> Exercise description: Repeat the material exactly from its first line to the line that includes "0.143, 0.135, 0.130, 0.128, 0.126, 0.121, 0.116, 0.111]". Skip pictures.

===

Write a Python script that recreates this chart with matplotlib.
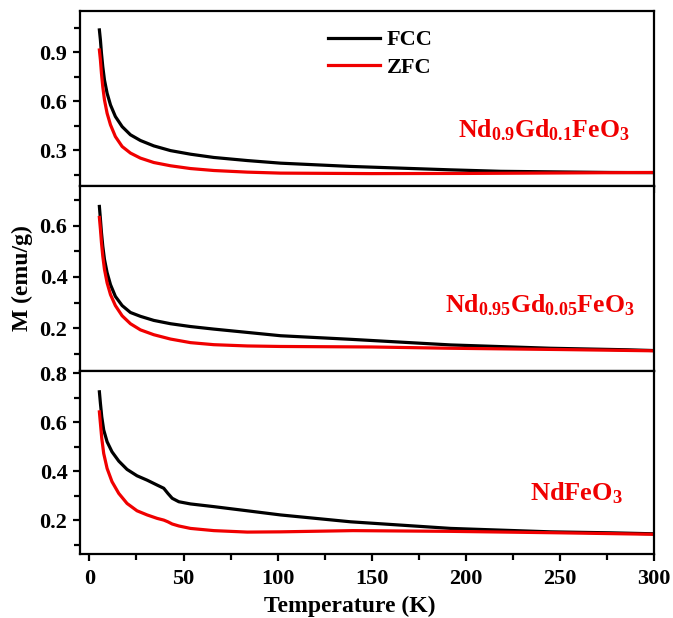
import matplotlib
matplotlib.use("Agg")
import matplotlib.pyplot as plt
import numpy as np

plt.rcParams['font.family'] = ['Liberation Serif', 'DejaVu Serif']
plt.rcParams['font.weight'] = 'bold'
plt.rcParams['mathtext.fontset'] = 'custom'
plt.rcParams['mathtext.rm'] = 'Liberation Serif:bold'
plt.rcParams['mathtext.bf'] = 'Liberation Serif:bold'
plt.rcParams['mathtext.it'] = 'Liberation Serif:bold'

# ---- data ----
# Nd0.9Gd0.1FeO3
T_a_fcc = [5.3, 5.85, 6.4, 7.1, 8.0, 9.4, 11.2, 13.8, 17.4, 21.8, 27.1, 34.2, 43.1, 53.7, 66.1, 83.9,
           101.6, 138.8, 192, 218.6, 277, 300]
M_a_fcc = [1.037, 0.975, 0.894, 0.812, 0.730, 0.649, 0.577, 0.506, 0.444, 0.394, 0.359, 0.326, 0.297,
           0.275, 0.255, 0.236, 0.220, 0.200, 0.179, 0.170, 0.163, 0.162]
T_a_zfc = [5.3, 5.85, 6.4, 7.1, 8.0, 9.4, 11.2, 13.8, 17.4, 21.8, 27.1, 34.2, 43.1, 53.7, 66.1, 83.9,
           101.6, 150, 200, 250, 300]
M_a_zfc = [0.914, 0.853, 0.771, 0.689, 0.608, 0.526, 0.455, 0.383, 0.322, 0.282, 0.251, 0.224, 0.204,
           0.187, 0.175, 0.165, 0.159, 0.156, 0.157, 0.160, 0.163]

# Nd0.95Gd0.05FeO3
T_b_fcc = [5.3, 5.85, 6.4, 7.1, 8.0, 9.4, 11.2, 13.8, 17.4, 21.8, 27.1, 34.2, 43.1, 53.7, 66.1, 83.9,
           101.6, 138.8, 192, 245, 286, 300]
M_b_fcc = [0.676, 0.626, 0.574, 0.521, 0.469, 0.417, 0.370, 0.324, 0.288, 0.261, 0.246, 0.230, 0.217,
           0.206, 0.196, 0.183, 0.170, 0.156, 0.134, 0.121, 0.115, 0.112]
T_b_zfc = [5.3, 5.85, 6.4, 7.1, 8.0, 9.4, 11.2, 13.8, 17.4, 21.8, 27.1, 34.2, 43.1, 53.7, 66.1, 83.9,
           101.6, 150, 192, 250, 300]
M_b_zfc = [0.633, 0.587, 0.535, 0.482, 0.430, 0.377, 0.331, 0.288, 0.248, 0.217, 0.193, 0.174, 0.157,
           0.143, 0.135, 0.130, 0.128, 0.126, 0.121, 0.116, 0.111]

# NdFeO3
T_c_fcc = [5.3, 5.85, 6.56, 7.6, 9.4, 12.0, 15.6, 20.0, 25.3, 30.7, 36.0, 39.5, 41.7, 44.0, 47.5, 53.7,
           66.1, 83.9, 101.6, 138.8, 192, 245, 277, 300]
M_c_fcc = [0.725, 0.678, 0.623, 0.569, 0.521, 0.480, 0.442, 0.408, 0.382, 0.364, 0.344, 0.331, 0.310,
           0.290, 0.276, 0.267, 0.256, 0.239, 0.222, 0.194, 0.167, 0.153, 0.149, 0.145]
T_c_zfc = [5.3, 5.85, 6.56, 7.6, 9.4, 12.0, 15.6, 20.0, 25.3, 30.7, 36.0, 39.5, 41.7, 44.0, 47.5, 53.7,
           66.1, 83.9, 101.6, 140, 192, 250, 300]
M_c_zfc = [0.643, 0.596, 0.535, 0.473, 0.412, 0.358, 0.310, 0.269, 0.239, 0.222, 0.208, 0.201, 0.194,
           0.185, 0.177, 0.167, 0.158, 0.152, 0.153, 0.158, 0.155, 0.149, 0.143]

labels = [r'$\mathbf{Nd_{0.9}Gd_{0.1}FeO_3}$',
          r'$\mathbf{Nd_{0.95}Gd_{0.05}FeO_3}$',
          r'$\mathbf{NdFeO_3}$']

RED = '#f00000'

fig = plt.figure(figsize=(6.73, 6.18), dpi=100)
W, H = 673, 618
L, R = 80, 654
def pos(top, bot):
    return [L / W, (H - bot) / H, (R - L) / W, (bot - top) / H]

ax1 = fig.add_axes(pos(11, 186))
ax2 = fig.add_axes(pos(186, 371))
ax3 = fig.add_axes(pos(371, 554))

lw = 2.3
for ax in (ax1, ax2, ax3):
    for s in ax.spines.values():
        s.set_linewidth(1.6)
    ax.set_xlim(-5, 300)
    ax.set_xticks(np.arange(0, 301, 50))
    ax.set_xticks(np.arange(25, 300, 50), minor=True)
    ax.tick_params(axis='both', which='major', direction='out', length=5, width=1.6,
                   labelsize=16, pad=4)
    ax.tick_params(axis='both', which='minor', direction='out', length=4, width=1.6)
    ax.tick_params(axis='x', which='major', pad=6)

ax1.plot(T_a_fcc, M_a_fcc, color='black', lw=lw, label='FCC', solid_joinstyle='round')
ax1.plot(T_a_zfc, M_a_zfc, color=RED, lw=lw, label='ZFC', solid_joinstyle='round')
ax2.plot(T_b_fcc, M_b_fcc, color='black', lw=lw, solid_joinstyle='round')
ax2.plot(T_b_zfc, M_b_zfc, color=RED, lw=lw, solid_joinstyle='round')
ax3.plot(T_c_fcc, M_c_fcc, color='black', lw=lw, solid_joinstyle='round')
ax3.plot(T_c_zfc, M_c_zfc, color=RED, lw=lw, solid_joinstyle='round')

ax1.set_ylim(0.08, 1.153)
ax1.set_yticks([0.3, 0.6, 0.9])
ax1.set_yticks([0.15, 0.45, 0.75, 1.05], minor=True)
ax1.tick_params(axis='x', which='both', labelbottom=False)

ax2.set_ylim(0.032, 0.756)
ax2.set_yticks([0.2, 0.4, 0.6])
ax2.set_yticks([0.1, 0.3, 0.5, 0.7], minor=True)
ax2.tick_params(axis='x', which='both', bottom=False, labelbottom=False)

ax3.set_ylim(0.0625, 0.81)
ax3.set_yticks([0.2, 0.4, 0.6, 0.8])
ax3.set_yticks([0.1, 0.3, 0.5, 0.7], minor=True)
ax3.set_xlabel('Temperature (K)', fontsize=17, fontweight='bold')
ax3.xaxis.set_label_coords((350 - L) / (R - L), -0.228)

for ax in (ax1, ax2, ax3):
    for t in ax.get_xticklabels() + ax.get_yticklabels():
        t.set_fontweight('bold')

fig.text(22 / W, 1 - 278 / H, 'M (emu/g)', rotation=90, ha='center', va='center',
         fontsize=17, fontweight='bold')

ax1.text(544 / W, 1 - 130 / H, labels[0], transform=fig.transFigure, ha='center',
         va='center', color=RED, fontsize=18.5)
ax2.text(540 / W, 1 - 305 / H, labels[1], transform=fig.transFigure, ha='center',
         va='center', color=RED, fontsize=18.5)
ax3.text(576 / W, 1 - 493 / H, labels[2], transform=fig.transFigure, ha='center',
         va='center', color=RED, fontsize=19)

leg = ax1.legend(loc='upper left', bbox_to_anchor=((328 - L) / (R - L), 0.892),
                 frameon=False, handlelength=2.35, handletextpad=0.3,
                 borderpad=0, borderaxespad=0, labelspacing=0.3,
                 prop={'weight': 'bold', 'size': 16})
for l in leg.get_lines():
    l.set_linewidth(2.3)

fig.savefig('out.png', dpi=100)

===

> Response to this task:
Write a Python script that recreates this chart with matplotlib.
import matplotlib
matplotlib.use("Agg")
import matplotlib.pyplot as plt
import numpy as np

plt.rcParams['font.family'] = ['Liberation Serif', 'DejaVu Serif']
plt.rcParams['font.weight'] = 'bold'
plt.rcParams['mathtext.fontset'] = 'custom'
plt.rcParams['mathtext.rm'] = 'Liberation Serif:bold'
plt.rcParams['mathtext.bf'] = 'Liberation Serif:bold'
plt.rcParams['mathtext.it'] = 'Liberation Serif:bold'

# ---- data ----
# Nd0.9Gd0.1FeO3
T_a_fcc = [5.3, 5.85, 6.4, 7.1, 8.0, 9.4, 11.2, 13.8, 17.4, 21.8, 27.1, 34.2, 43.1, 53.7, 66.1, 83.9,
           101.6, 138.8, 192, 218.6, 277, 300]
M_a_fcc = [1.037, 0.975, 0.894, 0.812, 0.730, 0.649, 0.577, 0.506, 0.444, 0.394, 0.359, 0.326, 0.297,
           0.275, 0.255, 0.236, 0.220, 0.200, 0.179, 0.170, 0.163, 0.162]
T_a_zfc = [5.3, 5.85, 6.4, 7.1, 8.0, 9.4, 11.2, 13.8, 17.4, 21.8, 27.1, 34.2, 43.1, 53.7, 66.1, 83.9,
           101.6, 150, 200, 250, 300]
M_a_zfc = [0.914, 0.853, 0.771, 0.689, 0.608, 0.526, 0.455, 0.383, 0.322, 0.282, 0.251, 0.224, 0.204,
           0.187, 0.175, 0.165, 0.159, 0.156, 0.157, 0.160, 0.163]

# Nd0.95Gd0.05FeO3
T_b_fcc = [5.3, 5.85, 6.4, 7.1, 8.0, 9.4, 11.2, 13.8, 17.4, 21.8, 27.1, 34.2, 43.1, 53.7, 66.1, 83.9,
           101.6, 138.8, 192, 245, 286, 300]
M_b_fcc = [0.676, 0.626, 0.574, 0.521, 0.469, 0.417, 0.370, 0.324, 0.288, 0.261, 0.246, 0.230, 0.217,
           0.206, 0.196, 0.183, 0.170, 0.156, 0.134, 0.121, 0.115, 0.112]
T_b_zfc = [5.3, 5.85, 6.4, 7.1, 8.0, 9.4, 11.2, 13.8, 17.4, 21.8, 27.1, 34.2, 43.1, 53.7, 66.1, 83.9,
           101.6, 150, 192, 250, 300]
M_b_zfc = [0.633, 0.587, 0.535, 0.482, 0.430, 0.377, 0.331, 0.288, 0.248, 0.217, 0.193, 0.174, 0.157,
           0.143, 0.135, 0.130, 0.128, 0.126, 0.121, 0.116, 0.111]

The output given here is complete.